Gestalt: The Whole Story
Gestalt: The Whole Story
Visual perception is the ability to interpret information from visible light reaching the eyes. The resulting perception is also known as eyesight, sight or vision.
Gestalt is a psychology term which means “unified whole” and “configuration or pattern”. It refers to theories of visual perception developed by German psychologists in the 1920s. These theories attempt to describe how people tend to organize visual elements into groups or unified wholes when certain principles are applied.
According to the theory of the Gestalt Laws of Organization, there are six factors that determine how we group things according to visual perceptions. These six factors are as follows:
THE LAW OF CLOSURE
- The brain may experience things it does not perceive through sensation in order to complete a figure or to increase the figure’s regularity.
- Closure occurs when an object is incomplete or a space is not completely enclosed.
- If enough visual information is available the whole is perceived by completing the missing information.
THE LAW OF SIMILARITY
- The mind groups similar elements into collective entities. This similarity might depend on relationships of form, color, size, or brightness.
- Similarity occurs when objects look similar to each other. They are perceived as a group or pattern.
- An object can be emphasized if it is dissimilar to the other objects. This is called an anomaly.
THE LAW OF PROXIMITY
- Spatial or temporal proximity of elements may lead the mind to perceive a collective.
- Proximity occurs when object are placed close together.

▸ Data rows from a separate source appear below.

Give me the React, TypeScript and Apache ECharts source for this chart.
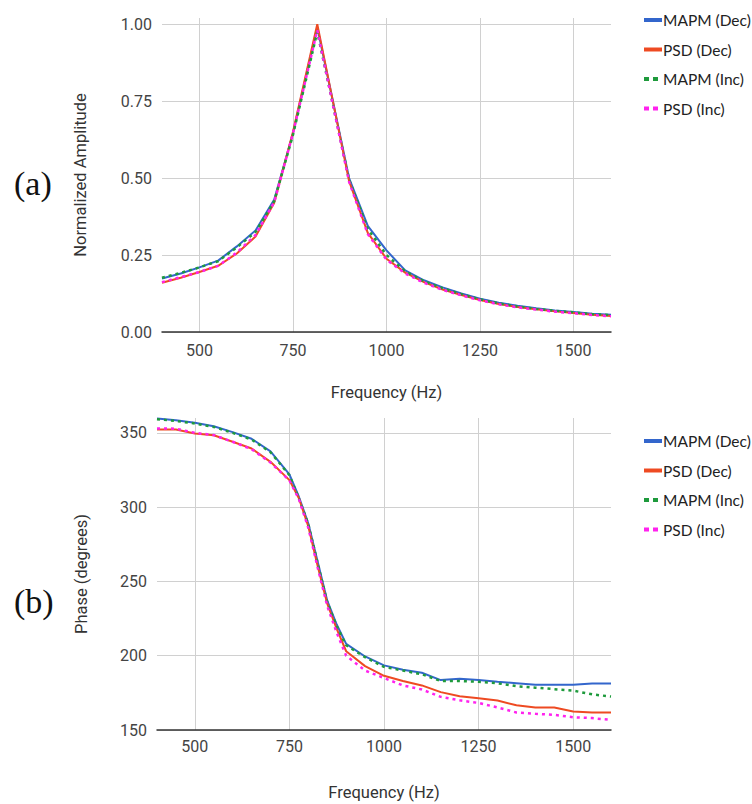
import React, { useEffect, useRef } from "react";
import * as echarts from "echarts";

// ---- Data ----
const SERIES_NAMES = ["MAPM (Dec)", "PSD (Dec)", "MAPM (Inc)", "PSD (Inc)"];

// (a) Normalized amplitude
const FREQ_AMP = [400, 450, 500, 550, 600, 650, 700, 750, 815, 900, 950, 1000, 1050, 1100, 1150, 1200, 1250, 1300, 1350, 1400, 1450, 1500, 1550, 1600];
const AMP_MAPM_DEC = [0.174, 0.19, 0.21, 0.232, 0.278, 0.33, 0.43, 0.645, 0.99, 0.5, 0.345, 0.265, 0.2, 0.168, 0.145, 0.125, 0.108, 0.095, 0.085, 0.077, 0.07, 0.065, 0.059, 0.056];
const AMP_PSD_DEC = [0.16, 0.176, 0.195, 0.215, 0.255, 0.31, 0.42, 0.65, 1.0, 0.49, 0.322, 0.238, 0.193, 0.162, 0.138, 0.12, 0.104, 0.091, 0.081, 0.074, 0.067, 0.062, 0.056, 0.052];
const AMP_MAPM_INC = [0.176, 0.192, 0.21, 0.23, 0.275, 0.325, 0.425, 0.64, 0.975, 0.495, 0.335, 0.25, 0.197, 0.165, 0.142, 0.123, 0.106, 0.093, 0.083, 0.075, 0.069, 0.064, 0.058, 0.055];
const AMP_PSD_INC = [0.162, 0.178, 0.195, 0.215, 0.258, 0.315, 0.422, 0.645, 0.98, 0.488, 0.318, 0.235, 0.19, 0.16, 0.137, 0.119, 0.103, 0.09, 0.08, 0.073, 0.066, 0.061, 0.055, 0.051];

// (b) Phase
const FREQ_PH = [400, 450, 500, 550, 600, 650, 700, 750, 775, 800, 825, 850, 875, 900, 950, 1000, 1050, 1100, 1150, 1200, 1250, 1300, 1350, 1400, 1450, 1500, 1550, 1600];
const PH_MAPM_DEC = [359.6, 358.5, 356.8, 354.5, 350.5, 346, 337.5, 322, 307, 289, 263, 237, 221, 208, 199.5, 193.5, 190.5, 188.5, 183.6, 184.5, 183.6, 182.5, 181.5, 180.5, 180.5, 180.5, 181.3, 181.3];
const PH_PSD_DEC = [352.2, 352.2, 349.6, 348.4, 344, 339.5, 330.5, 318.2, 306, 287, 260, 235, 218, 203, 193, 186.5, 183, 180, 175.5, 172.7, 171.4, 169.8, 166.6, 165.2, 165.2, 162.5, 161.8, 161.8];
const PH_MAPM_INC = [359.2, 358, 356.3, 354, 350, 345.5, 337, 321.5, 306, 288.5, 262, 236, 220, 207, 199, 192.5, 190, 187.5, 183, 183, 182.5, 181.5, 179.5, 178.5, 177.5, 176.5, 174, 172.5];
const PH_PSD_INC = [353, 352.8, 350, 348.5, 344, 339, 330, 318, 305.5, 286, 259, 233.5, 215.5, 200, 190, 185, 180, 177.3, 172.3, 170, 168.2, 165.2, 161.8, 160.9, 160.2, 158.6, 158, 156.8];

const X_TICKS = [500, 750, 1000, 1250, 1500];

const COLORS = ["#3366cc", "#ee4a22", "#1e9a3c", "#ff22ee"];

function pairs(xs: number[], ys: number[]) {
  return xs.map((x, i) => [x, ys[i]]);
}

export default function App() {
  const ref = useRef<HTMLDivElement>(null);
  useEffect(() => {
    if (!ref.current) return;
    const chart = echarts.init(ref.current, undefined, { renderer: "svg" });
    const labelStyle = { fontFamily: "Roboto", fontSize: 16, color: "#444" };
    const nameStyle = { fontFamily: "Roboto", fontSize: 16.5, color: "#333" };
    const mkX = (gridIndex: number, gap: number, margin: number) => ({
      type: "value",
      gridIndex,
      min: 400,
      max: 1600,
      name: "Frequency (Hz)",
      nameLocation: "middle",
      nameGap: gap,
      nameTextStyle: nameStyle,
      axisLine: { show: true, lineStyle: { color: "#333", width: 1.5 } },
      axisTick: { show: false, customValues: X_TICKS },
      axisLabel: { ...labelStyle, margin, customValues: X_TICKS, formatter: (v: number) => String(v) },
      splitLine: { show: true, lineStyle: { color: "#d0d0d0", width: 1 } },
    });
    const lineSeries = (name: string, idx: number, data: number[][], axis: number) => ({
      type: "line",
      name,
      xAxisIndex: axis,
      yAxisIndex: axis,
      data,
      symbol: "none",
      showSymbol: false,
      lineStyle: {
        color: COLORS[idx],
        width: idx < 2 ? 2 : 2.5,
        type: idx < 2 ? "solid" : [3, 4],
      },
      itemStyle: { color: COLORS[idx] },
      z: 2 + idx,
    });
    const legendData = SERIES_NAMES.map((name, i) => ({
      name,
      itemStyle: { opacity: 0 },
      lineStyle: { width: 4, type: i < 2 ? "solid" : [5, 4], color: COLORS[i] },
    }));
    const legendBase = {
      orient: "vertical",
      left: 637,
      itemWidth: 18,
      itemHeight: 10,
      itemGap: 13.5,
      textStyle: { fontFamily: "Lato", fontSize: 15.5, color: "#222", padding: [0, 0, 0, -4] },
      data: legendData,
      selectedMode: false,
    };
    chart.setOption({
      animation: false,
      backgroundColor: "#ffffff",
      grid: [
        { left: 162, right: 141, top: 18, bottom: 472, outerBoundsMode: "none" },
        { left: 157, right: 141, top: 418, bottom: 74, outerBoundsMode: "none" },
      ],
      legend: [
        { ...legendBase, top: 7 },
        { ...legendBase, top: 428 },
      ],
      xAxis: [mkX(0, 52, 10), mkX(1, 54, 8)],
      yAxis: [
        {
          type: "value",
          gridIndex: 0,
          min: 0,
          max: 1.02,
          interval: 0.25,
          name: "Normalized Amplitude",
          nameLocation: "middle",
          nameGap: 73,
          nameRotate: 90,
          nameTextStyle: nameStyle,
          axisLine: { show: false },
          axisTick: { show: false },
          axisLabel: { ...labelStyle, margin: 10, showMaxLabel: false, formatter: (v: number) => v.toFixed(2) },
          splitLine: { show: true, showMaxLine: false, lineStyle: { color: "#d0d0d0", width: 1 } },
        },
        {
          type: "value",
          gridIndex: 1,
          min: 150,
          max: 360,
          interval: 50,
          name: "Phase (degrees)",
          nameLocation: "middle",
          nameGap: 67,
          nameRotate: 90,
          nameTextStyle: nameStyle,
          axisLine: { show: false },
          axisTick: { show: false },
          axisLabel: { ...labelStyle, margin: 10, showMaxLabel: false },
          splitLine: { show: true, showMaxLine: false, lineStyle: { color: "#d0d0d0", width: 1 } },
        },
      ],
      graphic: [
        { type: "text", left: 14, top: 166, style: { text: "(a)", font: "34px 'Liberation Serif', serif", fill: "#111" } },
        { type: "text", left: 14, top: 584, style: { text: "(b)", font: "34px 'Liberation Serif', serif", fill: "#111" } },
      ],
      series: [
        lineSeries(SERIES_NAMES[0], 0, pairs(FREQ_AMP, AMP_MAPM_DEC), 0),
        lineSeries(SERIES_NAMES[1], 1, pairs(FREQ_AMP, AMP_PSD_DEC), 0),
        lineSeries(SERIES_NAMES[2], 2, pairs(FREQ_AMP, AMP_MAPM_INC), 0),
        lineSeries(SERIES_NAMES[3], 3, pairs(FREQ_AMP, AMP_PSD_INC), 0),
        lineSeries(SERIES_NAMES[0], 0, pairs(FREQ_PH, PH_MAPM_DEC), 1),
        lineSeries(SERIES_NAMES[1], 1, pairs(FREQ_PH, PH_PSD_DEC), 1),
        lineSeries(SERIES_NAMES[2], 2, pairs(FREQ_PH, PH_MAPM_INC), 1),
        lineSeries(SERIES_NAMES[3], 3, pairs(FREQ_PH, PH_PSD_INC), 1),
      ],
    });
    return () => chart.dispose();
  }, []);
  return (
    <div
      ref={ref}
      style={{ position: "absolute", left: 0, top: 0, width: 752, height: 804, background: "#fff" }}
    />
  );
}
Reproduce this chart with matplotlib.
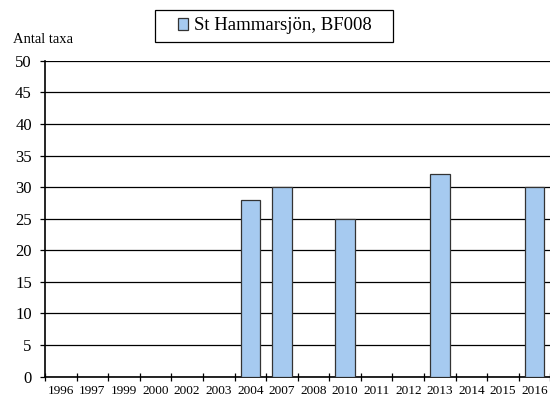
import matplotlib
matplotlib.use("Agg")
import matplotlib.pyplot as plt
from matplotlib.patches import Rectangle
import numpy as np

plt.rcParams['font.family'] = ['Liberation Serif', 'DejaVu Serif']

# data
years = ['1996', '1997', '1999', '2000', '2002', '2003', '2004', '2007',
         '2008', '2010', '2011', '2012', '2013', '2014', '2015', '2016']
antal_taxa = [0, 0, 0, 0, 0, 0, 28, 30, 0, 25, 0, 0, 32, 0, 0, 30]
series_name = 'St Hammarsjön, BF008'

fig = plt.figure(figsize=(5.5, 4.03), dpi=100)
ax = fig.add_axes([0.0818, 0.0653, 0.919, 0.784])

x = np.arange(len(years))
ax.bar(x, antal_taxa, width=0.62, color='#a6caf0', edgecolor='#333333',
       linewidth=0.9, label=series_name, zorder=3)

ax.set_xlim(-0.5, len(years) - 0.5)
ax.set_ylim(0, 50)
ax.set_yticks(np.arange(0, 51, 5))
ax.yaxis.grid(True, color='black', linewidth=0.9, zorder=0)

ax.set_xticks(x)
ax.set_xticklabels(years, fontsize=9.5)
ax.set_xticks(np.arange(-0.5, len(years), 1), minor=True)
ax.tick_params(axis='x', which='major', length=0, pad=6)
ax.tick_params(axis='x', which='minor', length=6, direction='inout', width=0.9)
ax.tick_params(axis='y', labelsize=12, length=3.5, width=0.9, pad=6)

for s in ['top', 'right']:
    ax.spines[s].set_visible(False)
ax.spines['left'].set_linewidth(1.2)
ax.spines['bottom'].set_linewidth(1.2)

fig.text(0.024, 0.903, 'Antal taxa', fontsize=10.5, va='center')

# legend box is wider than matplotlib's padding gives, so frame drawn by hand
leg = fig.legend(loc='center', bbox_to_anchor=(0.5, 0.9355), fontsize=13.5,
                 frameon=False, handlelength=0.55, handleheight=0.55,
                 handletextpad=0.3, borderpad=0, borderaxespad=0)
fig.patches.append(Rectangle((155 / 550, 1 - 42 / 403), 238 / 550, 32 / 403,
                             transform=fig.transFigure, fill=False,
                             edgecolor='black', linewidth=0.9))

fig.savefig('out.png', dpi=100)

These objects tend to be perceived as a group.
- When objects are given close proximity to each other, unity occurs.
- In a state of unity, objects continue to be separate shapes but the objects are now perceived as one group.
THE LAW OF CONTINUITY
- The mind continues visual, auditory, and kinetic patterns as a process.
- Continuation occurs when the eye is compelled to move through one object and continue to another object.
THE LAW OF SYMMETRY (Figure/Ground Relationships)
- Symmetrical images are perceived collectively, even in spite of distance.
- The eye differentiates an object form its surrounding area.
- A form, silhouette, or shape is naturally perceived as figure (object), while the surrounding area is perceived as ground (background).
- In the example below, the figure and ground will alternate to the eye as one gazes at the picture.
THE LAW OF COMMON FATE
- Elements with the same moving direction are perceived as a collective or unit.
- In the example below, when dots 1,3,5,7,9, and 11 move up and dots 2,4,6,8,10 and 12 moved down at the same time, the dots that are moving in the same direction are visually perceived as a group, or whole.
Gestalt grouping laws do not seem to act independently. Instead, they appear to influence each other, so that the final visual perception is a combination of all of the Gestalt grouping laws acting together.
Gestalt theory applies to all aspects of human learning, although it applies most directly to perception and problem-solving. The use of these six Gestalt grouping laws is pervasive in the visual arts and the design arts.